- [Task]: In your copy, include every line of the listing below exactly but none of the pictures.

- [Data excerpt]:
+++
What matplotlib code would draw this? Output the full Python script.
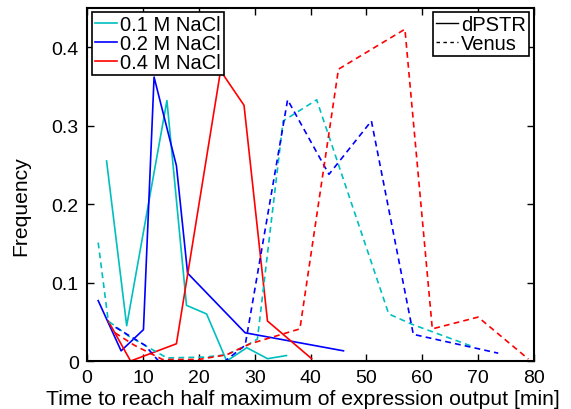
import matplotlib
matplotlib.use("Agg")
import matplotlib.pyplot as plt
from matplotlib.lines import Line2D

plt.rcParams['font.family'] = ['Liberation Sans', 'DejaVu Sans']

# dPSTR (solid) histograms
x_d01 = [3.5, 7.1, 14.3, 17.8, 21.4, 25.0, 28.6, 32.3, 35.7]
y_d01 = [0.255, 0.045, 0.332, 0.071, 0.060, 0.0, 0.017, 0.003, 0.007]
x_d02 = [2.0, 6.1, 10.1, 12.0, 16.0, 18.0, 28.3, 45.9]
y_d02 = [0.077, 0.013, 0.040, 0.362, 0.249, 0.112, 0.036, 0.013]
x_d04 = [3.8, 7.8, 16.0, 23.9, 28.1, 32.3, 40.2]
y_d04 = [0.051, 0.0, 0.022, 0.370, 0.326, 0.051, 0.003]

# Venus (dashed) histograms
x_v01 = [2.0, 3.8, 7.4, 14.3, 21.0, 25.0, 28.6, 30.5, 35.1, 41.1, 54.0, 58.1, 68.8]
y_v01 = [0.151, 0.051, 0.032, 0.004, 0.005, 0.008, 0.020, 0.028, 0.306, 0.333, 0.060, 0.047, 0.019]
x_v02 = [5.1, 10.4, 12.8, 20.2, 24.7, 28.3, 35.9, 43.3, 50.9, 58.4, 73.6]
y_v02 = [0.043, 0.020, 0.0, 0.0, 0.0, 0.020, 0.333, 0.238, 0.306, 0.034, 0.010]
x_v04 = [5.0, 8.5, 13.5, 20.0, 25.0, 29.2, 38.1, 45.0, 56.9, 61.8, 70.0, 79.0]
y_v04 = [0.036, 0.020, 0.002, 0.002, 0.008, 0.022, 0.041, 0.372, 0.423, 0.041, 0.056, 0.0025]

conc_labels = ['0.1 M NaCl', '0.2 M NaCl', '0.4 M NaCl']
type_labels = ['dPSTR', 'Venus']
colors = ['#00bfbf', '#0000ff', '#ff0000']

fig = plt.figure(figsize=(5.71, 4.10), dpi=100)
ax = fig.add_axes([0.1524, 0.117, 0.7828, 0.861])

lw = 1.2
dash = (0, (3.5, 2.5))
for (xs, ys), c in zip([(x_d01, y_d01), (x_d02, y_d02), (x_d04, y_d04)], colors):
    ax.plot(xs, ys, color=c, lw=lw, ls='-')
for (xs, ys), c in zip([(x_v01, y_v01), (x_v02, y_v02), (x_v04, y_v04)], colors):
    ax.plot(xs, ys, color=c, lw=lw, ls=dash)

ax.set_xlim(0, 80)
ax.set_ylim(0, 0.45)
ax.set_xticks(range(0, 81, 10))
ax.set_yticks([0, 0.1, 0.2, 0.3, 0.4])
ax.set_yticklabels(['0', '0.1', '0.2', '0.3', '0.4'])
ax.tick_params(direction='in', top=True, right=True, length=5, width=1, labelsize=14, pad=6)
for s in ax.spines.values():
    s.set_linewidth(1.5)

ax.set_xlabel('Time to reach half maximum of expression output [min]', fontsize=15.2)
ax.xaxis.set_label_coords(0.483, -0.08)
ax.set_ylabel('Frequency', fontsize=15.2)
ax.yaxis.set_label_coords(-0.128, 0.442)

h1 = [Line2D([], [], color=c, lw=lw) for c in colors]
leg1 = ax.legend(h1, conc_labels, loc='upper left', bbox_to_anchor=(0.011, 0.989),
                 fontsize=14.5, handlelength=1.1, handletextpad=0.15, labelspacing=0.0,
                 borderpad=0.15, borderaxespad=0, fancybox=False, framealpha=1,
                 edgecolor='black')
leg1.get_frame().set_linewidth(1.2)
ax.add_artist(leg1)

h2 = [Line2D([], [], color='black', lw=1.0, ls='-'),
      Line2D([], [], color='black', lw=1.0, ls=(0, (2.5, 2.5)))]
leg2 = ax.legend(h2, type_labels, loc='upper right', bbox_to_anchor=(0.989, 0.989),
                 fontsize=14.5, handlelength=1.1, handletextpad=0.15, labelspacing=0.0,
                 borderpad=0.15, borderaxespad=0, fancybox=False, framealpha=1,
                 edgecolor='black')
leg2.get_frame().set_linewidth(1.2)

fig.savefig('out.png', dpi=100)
+++
- [Full answer]:
What matplotlib code would draw this? Output the full Python script.
import matplotlib
matplotlib.use("Agg")
import matplotlib.pyplot as plt
from matplotlib.lines import Line2D

plt.rcParams['font.family'] = ['Liberation Sans', 'DejaVu Sans']

# dPSTR (solid) histograms
x_d01 = [3.5, 7.1, 14.3, 17.8, 21.4, 25.0, 28.6, 32.3, 35.7]
y_d01 = [0.255, 0.045, 0.332, 0.071, 0.060, 0.0, 0.017, 0.003, 0.007]
x_d02 = [2.0, 6.1, 10.1, 12.0, 16.0, 18.0, 28.3, 45.9]
y_d02 = [0.077, 0.013, 0.040, 0.362, 0.249, 0.112, 0.036, 0.013]
x_d04 = [3.8, 7.8, 16.0, 23.9, 28.1, 32.3, 40.2]
y_d04 = [0.051, 0.0, 0.022, 0.370, 0.326, 0.051, 0.003]

# Venus (dashed) histograms
x_v01 = [2.0, 3.8, 7.4, 14.3, 21.0, 25.0, 28.6, 30.5, 35.1, 41.1, 54.0, 58.1, 68.8]
y_v01 = [0.151, 0.051, 0.032, 0.004, 0.005, 0.008, 0.020, 0.028, 0.306, 0.333, 0.060, 0.047, 0.019]
x_v02 = [5.1, 10.4, 12.8, 20.2, 24.7, 28.3, 35.9, 43.3, 50.9, 58.4, 73.6]
y_v02 = [0.043, 0.020, 0.0, 0.0, 0.0, 0.020, 0.333, 0.238, 0.306, 0.034, 0.010]
x_v04 = [5.0, 8.5, 13.5, 20.0, 25.0, 29.2, 38.1, 45.0, 56.9, 61.8, 70.0, 79.0]
y_v04 = [0.036, 0.020, 0.002, 0.002, 0.008, 0.022, 0.041, 0.372, 0.423, 0.041, 0.056, 0.0025]

conc_labels = ['0.1 M NaCl', '0.2 M NaCl', '0.4 M NaCl']
type_labels = ['dPSTR', 'Venus']
colors = ['#00bfbf', '#0000ff', '#ff0000']

fig = plt.figure(figsize=(5.71, 4.10), dpi=100)
ax = fig.add_axes([0.1524, 0.117, 0.7828, 0.861])

lw = 1.2
dash = (0, (3.5, 2.5))
for (xs, ys), c in zip([(x_d01, y_d01), (x_d02, y_d02), (x_d04, y_d04)], colors):
    ax.plot(xs, ys, color=c, lw=lw, ls='-')
for (xs, ys), c in zip([(x_v01, y_v01), (x_v02, y_v02), (x_v04, y_v04)], colors):
    ax.plot(xs, ys, color=c, lw=lw, ls=dash)

ax.set_xlim(0, 80)
ax.set_ylim(0, 0.45)
ax.set_xticks(range(0, 81, 10))
ax.set_yticks([0, 0.1, 0.2, 0.3, 0.4])
ax.set_yticklabels(['0', '0.1', '0.2', '0.3', '0.4'])
ax.tick_params(direction='in', top=True, right=True, length=5, width=1, labelsize=14, pad=6)
for s in ax.spines.values():
    s.set_linewidth(1.5)

ax.set_xlabel('Time to reach half maximum of expression output [min]', fontsize=15.2)
ax.xaxis.set_label_coords(0.483, -0.08)
ax.set_ylabel('Frequency', fontsize=15.2)
ax.yaxis.set_label_coords(-0.128, 0.442)

h1 = [Line2D([], [], color=c, lw=lw) for c in colors]
leg1 = ax.legend(h1, conc_labels, loc='upper left', bbox_to_anchor=(0.011, 0.989),
                 fontsize=14.5, handlelength=1.1, handletextpad=0.15, labelspacing=0.0,
                 borderpad=0.15, borderaxespad=0, fancybox=False, framealpha=1,
                 edgecolor='black')
leg1.get_frame().set_linewidth(1.2)
ax.add_artist(leg1)

h2 = [Line2D([], [], color='black', lw=1.0, ls='-'),
      Line2D([], [], color='black', lw=1.0, ls=(0, (2.5, 2.5)))]
leg2 = ax.legend(h2, type_labels, loc='upper right', bbox_to_anchor=(0.989, 0.989),
                 fontsize=14.5, handlelength=1.1, handletextpad=0.15, labelspacing=0.0,
                 borderpad=0.15, borderaxespad=0, fancybox=False, framealpha=1,
                 edgecolor='black')
leg2.get_frame().set_linewidth(1.2)

fig.savefig('out.png', dpi=100)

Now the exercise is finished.